Adaptive Control: Stability, Convergence, and Robustness
Shankar Sastry | 1989-01-01 00:00:00 | Prentice Hall | 378 | Control Theory
The objective of this book is to give, in a concise and unified fashion, the major results, techniques of analysis and new directions of research in adaptive systems. Such a treatment is particularly timely, given the rapid advances in microprocessor and multi-processor technology which make it possible to implement the fairly complicated nonlinear and time varying control laws associated with adaptive control. Indeed, limitations to future growth can hardly be expected to be computational, but rather from a lack of a fundamental understanding of the methodologies for the design, evaluation and testing of the algorithms. The objective has been to give a clear, conceptual presentation of adaptive methods, to enable a critical evaluation of these techniques and suggest avenues of further development.

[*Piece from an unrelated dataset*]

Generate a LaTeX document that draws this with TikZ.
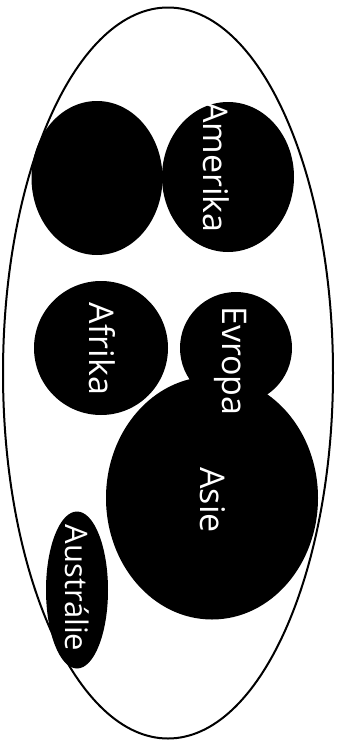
\documentclass[tikz,border=0pt]{standalone}
\usepackage{fontspec}
\setmainfont{Open Sans}
\usetikzlibrary{shapes.geometric}
\tikzset{
  world/.style={draw=black,line width=2pt,ellipse,inner sep=0pt},
  landmass/.style={fill=black,draw=none,ellipse,inner sep=0pt},
  landname/.style={text=white,rotate=-90,anchor=base,inner sep=0pt,font=\fontsize{34}{34}\selectfont},
}
\begin{document}
\begin{tikzpicture}[x=1pt,y=-1pt]
        \useasboundingbox (0,0) rectangle (343,747);
        \node[world,minimum width=330pt,minimum height=731pt] (svet) at (168,373) {};
        % kontinenty
        \node[landmass,minimum width=131pt,minimum height=154pt] (nic) at (97,178) {};
        \node[landmass,minimum width=132pt,minimum height=150pt] (amerika) at (228,177) {};
        \node[landmass,minimum width=134pt,minimum height=134pt] (afrika) at (101,348) {};
        \node[landmass,minimum width=112pt,minimum height=112pt] (evropa) at (236,348) {};
        \node[landmass,minimum width=212pt,minimum height=243pt] (asie) at (212,498) {};
        \node[landmass,minimum width=62pt,minimum height=157pt] (australie) at (77,590) {};
        % popisky
        \node[landname] (amerikaL) at (203,167) {Amerika};
        \node[landname] (afrikaL) at (89,349) {Afrika};
        \node[landname] (evropaL) at (222,361) {Evropa};
        \node[landname] (asieL) at (200,500) {Asie};
        \node[landname,font=\fontsize{31}{31}\selectfont] (australieL) at (65,588) {Austrálie};
    \end{tikzpicture}
\end{document}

Adaptive control has been the subject of active research for over three decades now (ed note: this book was published in 1994). There have been many theoretical successes, including the development of rigorous proofs of stability and an understanding of the dynamical properties of adaptive schemes. Several successful applications have been reported and the last ten years have seen an impressive growth in the availability of commercial adaptive controllers.

This book presents the deterministic theory of identification and adaptive control. For the most part the focus is on linear, continuous time, single-input single-output systems. The presentation includes the algorithms, their dynamical properties and tools for analysis - including the recently introduced averaging techniques. Current research in the adaptive control of multi-input, multi-output linear systems and a class of nonlinear systems is also covered. Although continuous time algorithms occupy the bulk of our interest, they are presented in such a way as to enable their transcription to the discrete time case.